● RECORDED DATA
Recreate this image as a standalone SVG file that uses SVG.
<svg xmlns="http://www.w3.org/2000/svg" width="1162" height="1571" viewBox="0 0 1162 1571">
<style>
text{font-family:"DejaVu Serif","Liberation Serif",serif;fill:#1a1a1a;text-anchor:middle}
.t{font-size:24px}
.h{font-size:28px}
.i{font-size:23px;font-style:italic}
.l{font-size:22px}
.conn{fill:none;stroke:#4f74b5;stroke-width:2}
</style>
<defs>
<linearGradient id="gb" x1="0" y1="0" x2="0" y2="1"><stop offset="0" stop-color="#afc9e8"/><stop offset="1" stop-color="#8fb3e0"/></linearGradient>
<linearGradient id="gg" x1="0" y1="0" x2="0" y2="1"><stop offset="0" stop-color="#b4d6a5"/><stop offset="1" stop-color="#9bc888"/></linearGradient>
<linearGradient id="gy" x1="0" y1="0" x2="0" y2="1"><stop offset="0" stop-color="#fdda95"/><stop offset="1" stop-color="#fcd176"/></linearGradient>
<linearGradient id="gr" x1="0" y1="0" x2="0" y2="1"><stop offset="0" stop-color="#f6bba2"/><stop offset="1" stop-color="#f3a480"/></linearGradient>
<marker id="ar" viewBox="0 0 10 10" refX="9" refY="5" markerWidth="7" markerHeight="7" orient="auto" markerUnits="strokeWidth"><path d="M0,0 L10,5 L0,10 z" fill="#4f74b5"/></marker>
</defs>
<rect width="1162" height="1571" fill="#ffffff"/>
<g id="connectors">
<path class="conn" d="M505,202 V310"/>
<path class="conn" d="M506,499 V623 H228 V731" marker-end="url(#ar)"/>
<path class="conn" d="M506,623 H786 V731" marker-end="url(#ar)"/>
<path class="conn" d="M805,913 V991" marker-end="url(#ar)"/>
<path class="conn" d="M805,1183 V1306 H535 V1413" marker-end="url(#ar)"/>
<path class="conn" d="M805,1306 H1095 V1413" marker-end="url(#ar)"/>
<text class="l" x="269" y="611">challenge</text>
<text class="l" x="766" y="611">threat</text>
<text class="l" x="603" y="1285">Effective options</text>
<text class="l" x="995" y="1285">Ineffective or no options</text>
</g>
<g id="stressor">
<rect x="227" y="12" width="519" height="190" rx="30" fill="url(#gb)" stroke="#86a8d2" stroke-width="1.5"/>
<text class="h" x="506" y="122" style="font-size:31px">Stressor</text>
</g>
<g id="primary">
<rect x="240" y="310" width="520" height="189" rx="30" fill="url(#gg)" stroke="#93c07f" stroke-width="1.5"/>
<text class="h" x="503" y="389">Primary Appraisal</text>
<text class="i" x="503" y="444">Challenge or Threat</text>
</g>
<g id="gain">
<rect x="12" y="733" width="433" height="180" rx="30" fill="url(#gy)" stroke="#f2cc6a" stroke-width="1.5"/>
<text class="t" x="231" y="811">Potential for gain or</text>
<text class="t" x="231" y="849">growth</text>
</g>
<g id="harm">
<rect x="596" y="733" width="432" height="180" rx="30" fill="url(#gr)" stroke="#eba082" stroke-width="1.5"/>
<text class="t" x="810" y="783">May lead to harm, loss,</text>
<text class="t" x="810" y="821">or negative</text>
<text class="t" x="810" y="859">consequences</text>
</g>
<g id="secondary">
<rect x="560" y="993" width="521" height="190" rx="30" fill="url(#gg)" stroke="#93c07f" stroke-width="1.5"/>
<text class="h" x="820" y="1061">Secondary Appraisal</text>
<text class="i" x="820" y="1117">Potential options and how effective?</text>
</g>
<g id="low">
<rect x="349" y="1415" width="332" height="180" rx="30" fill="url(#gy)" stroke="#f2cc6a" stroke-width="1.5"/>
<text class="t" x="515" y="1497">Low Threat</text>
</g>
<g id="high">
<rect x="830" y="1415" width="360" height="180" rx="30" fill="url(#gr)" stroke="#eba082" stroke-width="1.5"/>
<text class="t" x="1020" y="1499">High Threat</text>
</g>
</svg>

● GIVEN PROBLEM
Exactly reproduce the material above.

● RESPONSE
Recreate this image as a standalone SVG file that uses SVG.
<svg xmlns="http://www.w3.org/2000/svg" width="1162" height="1571" viewBox="0 0 1162 1571">
<style>
text{font-family:"DejaVu Serif","Liberation Serif",serif;fill:#1a1a1a;text-anchor:middle}
.t{font-size:24px}
.h{font-size:28px}
.i{font-size:23px;font-style:italic}
.l{font-size:22px}
.conn{fill:none;stroke:#4f74b5;stroke-width:2}
</style>
<defs>
<linearGradient id="gb" x1="0" y1="0" x2="0" y2="1"><stop offset="0" stop-color="#afc9e8"/><stop offset="1" stop-color="#8fb3e0"/></linearGradient>
<linearGradient id="gg" x1="0" y1="0" x2="0" y2="1"><stop offset="0" stop-color="#b4d6a5"/><stop offset="1" stop-color="#9bc888"/></linearGradient>
<linearGradient id="gy" x1="0" y1="0" x2="0" y2="1"><stop offset="0" stop-color="#fdda95"/><stop offset="1" stop-color="#fcd176"/></linearGradient>
<linearGradient id="gr" x1="0" y1="0" x2="0" y2="1"><stop offset="0" stop-color="#f6bba2"/><stop offset="1" stop-color="#f3a480"/></linearGradient>
<marker id="ar" viewBox="0 0 10 10" refX="9" refY="5" markerWidth="7" markerHeight="7" orient="auto" markerUnits="strokeWidth"><path d="M0,0 L10,5 L0,10 z" fill="#4f74b5"/></marker>
</defs>
<rect width="1162" height="1571" fill="#ffffff"/>
<g id="connectors">
<path class="conn" d="M505,202 V310"/>
<path class="conn" d="M506,499 V623 H228 V731" marker-end="url(#ar)"/>
<path class="conn" d="M506,623 H786 V731" marker-end="url(#ar)"/>
<path class="conn" d="M805,913 V991" marker-end="url(#ar)"/>
<path class="conn" d="M805,1183 V1306 H535 V1413" marker-end="url(#ar)"/>
<path class="conn" d="M805,1306 H1095 V1413" marker-end="url(#ar)"/>
<text class="l" x="269" y="611">challenge</text>
<text class="l" x="766" y="611">threat</text>
<text class="l" x="603" y="1285">Effective options</text>
<text class="l" x="995" y="1285">Ineffective or no options</text>
</g>
<g id="stressor">
<rect x="227" y="12" width="519" height="190" rx="30" fill="url(#gb)" stroke="#86a8d2" stroke-width="1.5"/>
<text class="h" x="506" y="122" style="font-size:31px">Stressor</text>
</g>
<g id="primary">
<rect x="240" y="310" width="520" height="189" rx="30" fill="url(#gg)" stroke="#93c07f" stroke-width="1.5"/>
<text class="h" x="503" y="389">Primary Appraisal</text>
<text class="i" x="503" y="444">Challenge or Threat</text>
</g>
<g id="gain">
<rect x="12" y="733" width="433" height="180" rx="30" fill="url(#gy)" stroke="#f2cc6a" stroke-width="1.5"/>
<text class="t" x="231" y="811">Potential for gain or</text>
<text class="t" x="231" y="849">growth</text>
</g>
<g id="harm">
<rect x="596" y="733" width="432" height="180" rx="30" fill="url(#gr)" stroke="#eba082" stroke-width="1.5"/>
<text class="t" x="810" y="783">May lead to harm, loss,</text>
<text class="t" x="810" y="821">or negative</text>
<text class="t" x="810" y="859">consequences</text>
</g>
<g id="secondary">
<rect x="560" y="993" width="521" height="190" rx="30" fill="url(#gg)" stroke="#93c07f" stroke-width="1.5"/>
<text class="h" x="820" y="1061">Secondary Appraisal</text>
<text class="i" x="820" y="1117">Potential options and how effective?</text>
</g>
<g id="low">
<rect x="349" y="1415" width="332" height="180" rx="30" fill="url(#gy)" stroke="#f2cc6a" stroke-width="1.5"/>
<text class="t" x="515" y="1497">Low Threat</text>
</g>
<g id="high">
<rect x="830" y="1415" width="360" height="180" rx="30" fill="url(#gr)" stroke="#eba082" stroke-width="1.5"/>
<text class="t" x="1020" y="1499">High Threat</text>
</g>
</svg>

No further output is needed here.